DATA LINES:
==============================

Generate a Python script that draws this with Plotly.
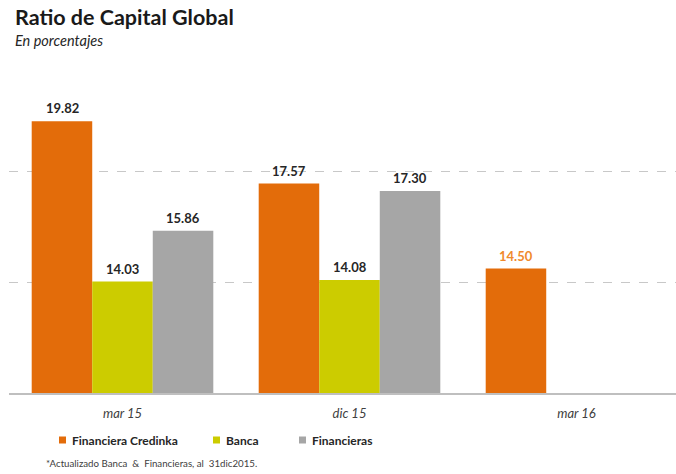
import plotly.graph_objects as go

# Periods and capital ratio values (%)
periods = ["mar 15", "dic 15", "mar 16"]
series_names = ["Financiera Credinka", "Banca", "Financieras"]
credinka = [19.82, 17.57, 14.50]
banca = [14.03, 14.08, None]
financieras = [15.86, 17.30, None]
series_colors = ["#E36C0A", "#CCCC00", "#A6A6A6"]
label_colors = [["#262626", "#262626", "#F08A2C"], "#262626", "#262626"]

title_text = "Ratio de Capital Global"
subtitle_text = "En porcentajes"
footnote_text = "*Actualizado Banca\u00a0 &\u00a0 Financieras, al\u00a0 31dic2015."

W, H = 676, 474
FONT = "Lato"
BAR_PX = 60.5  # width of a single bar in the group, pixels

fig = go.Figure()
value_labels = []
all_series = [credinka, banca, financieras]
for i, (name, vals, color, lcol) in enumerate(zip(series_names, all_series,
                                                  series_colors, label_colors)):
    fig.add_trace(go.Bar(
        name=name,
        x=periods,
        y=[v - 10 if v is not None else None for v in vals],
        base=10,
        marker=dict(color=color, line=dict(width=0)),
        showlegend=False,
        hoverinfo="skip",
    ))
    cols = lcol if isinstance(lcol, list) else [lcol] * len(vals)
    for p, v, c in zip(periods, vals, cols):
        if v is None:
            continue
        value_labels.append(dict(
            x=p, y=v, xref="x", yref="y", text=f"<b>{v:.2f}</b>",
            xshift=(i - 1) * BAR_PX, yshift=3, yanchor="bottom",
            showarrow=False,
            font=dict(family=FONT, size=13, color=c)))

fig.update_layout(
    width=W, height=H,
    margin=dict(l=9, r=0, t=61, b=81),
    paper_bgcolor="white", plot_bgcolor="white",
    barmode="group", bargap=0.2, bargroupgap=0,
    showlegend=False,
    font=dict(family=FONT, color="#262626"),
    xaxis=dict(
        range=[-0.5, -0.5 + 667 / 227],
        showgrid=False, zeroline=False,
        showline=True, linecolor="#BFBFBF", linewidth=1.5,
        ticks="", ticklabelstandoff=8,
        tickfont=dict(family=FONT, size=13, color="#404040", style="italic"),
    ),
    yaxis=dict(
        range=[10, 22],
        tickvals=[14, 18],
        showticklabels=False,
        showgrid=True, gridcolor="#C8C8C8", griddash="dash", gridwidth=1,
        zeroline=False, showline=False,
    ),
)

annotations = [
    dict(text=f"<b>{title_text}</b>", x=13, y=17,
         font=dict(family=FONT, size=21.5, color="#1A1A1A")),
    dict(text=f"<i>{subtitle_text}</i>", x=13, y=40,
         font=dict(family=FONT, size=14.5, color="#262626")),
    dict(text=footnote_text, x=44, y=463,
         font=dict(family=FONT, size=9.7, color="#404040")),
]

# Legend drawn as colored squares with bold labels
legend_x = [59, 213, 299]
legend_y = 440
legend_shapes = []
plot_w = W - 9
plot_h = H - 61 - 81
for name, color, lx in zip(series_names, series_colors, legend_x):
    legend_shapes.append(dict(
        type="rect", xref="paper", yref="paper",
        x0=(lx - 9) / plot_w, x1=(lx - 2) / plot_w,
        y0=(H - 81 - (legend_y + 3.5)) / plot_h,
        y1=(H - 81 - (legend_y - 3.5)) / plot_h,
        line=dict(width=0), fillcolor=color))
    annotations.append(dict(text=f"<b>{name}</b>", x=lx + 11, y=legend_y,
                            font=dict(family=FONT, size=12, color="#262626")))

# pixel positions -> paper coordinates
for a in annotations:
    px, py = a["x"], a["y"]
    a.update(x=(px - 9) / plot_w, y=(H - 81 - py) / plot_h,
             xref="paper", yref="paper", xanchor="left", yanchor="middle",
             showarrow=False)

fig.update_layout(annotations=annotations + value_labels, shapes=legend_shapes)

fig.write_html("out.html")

==============================

THE REQUEST:
Begin at the first line of the material and copy each line exactly through the one containing "font=dict(family=FONT, size=13, color=c)))". Omit pictures.

REPLY:
Generate a Python script that draws this with Plotly.
import plotly.graph_objects as go

# Periods and capital ratio values (%)
periods = ["mar 15", "dic 15", "mar 16"]
series_names = ["Financiera Credinka", "Banca", "Financieras"]
credinka = [19.82, 17.57, 14.50]
banca = [14.03, 14.08, None]
financieras = [15.86, 17.30, None]
series_colors = ["#E36C0A", "#CCCC00", "#A6A6A6"]
label_colors = [["#262626", "#262626", "#F08A2C"], "#262626", "#262626"]

title_text = "Ratio de Capital Global"
subtitle_text = "En porcentajes"
footnote_text = "*Actualizado Banca\u00a0 &\u00a0 Financieras, al\u00a0 31dic2015."

W, H = 676, 474
FONT = "Lato"
BAR_PX = 60.5  # width of a single bar in the group, pixels

fig = go.Figure()
value_labels = []
all_series = [credinka, banca, financieras]
for i, (name, vals, color, lcol) in enumerate(zip(series_names, all_series,
                                                  series_colors, label_colors)):
    fig.add_trace(go.Bar(
        name=name,
        x=periods,
        y=[v - 10 if v is not None else None for v in vals],
        base=10,
        marker=dict(color=color, line=dict(width=0)),
        showlegend=False,
        hoverinfo="skip",
    ))
    cols = lcol if isinstance(lcol, list) else [lcol] * len(vals)
    for p, v, c in zip(periods, vals, cols):
        if v is None:
            continue
        value_labels.append(dict(
            x=p, y=v, xref="x", yref="y", text=f"<b>{v:.2f}</b>",
            xshift=(i - 1) * BAR_PX, yshift=3, yanchor="bottom",
            showarrow=False,
            font=dict(family=FONT, size=13, color=c)))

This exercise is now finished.